Thursday, 11 August 2016

The Visitor II

Poul Anderson, "The Visitor" IN Anderson, All One Universe (New York, 1997), pp. 221-234.

The opening page evokes mixed feelings. It prepares us for a shock:

"'Don't be shocked at his appearance...'" (p. 223)

The characters are about to attempt what cannot be a controlled experiment and must:

"'...at least try to keep down the wild variables.'" (ibid.)

The character, Ferrier, drums his fingers as he speaks. All of this makes us nervous.

However, at the same time, Ferrier drives himself and the narrator through a peaceful Ohio countryside with:

green lawns, trees and fields;
white houses;
red barns;
blue flax;
cattle;
corn;
woods;
fences;
telephone lines;
a warm wind;
the sound of the wind in the trees;
the scent from a rose bed;
bees;
their destination, a hospital that fits in with this countryside.

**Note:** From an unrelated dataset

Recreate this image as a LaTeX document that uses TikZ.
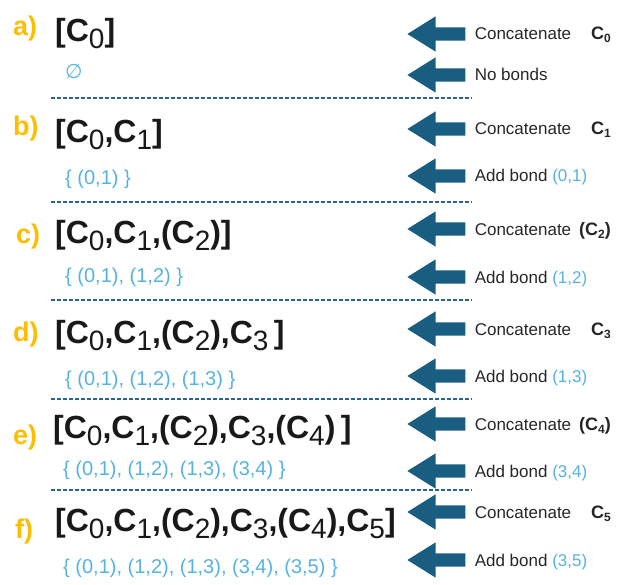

Regular Anderson readers look out for colors (four) and senses (also four). By the end of the page, we are nervous again as the narrator fails to hide his reaction to the appearance of the man who waits for them - but we must turn the page to learn more.

1 comment:

  1. Kaor, Paul!

    This makes me wonder if "The Visitor" should be classified among those stories by Anderson with unexpected, even shocking endings.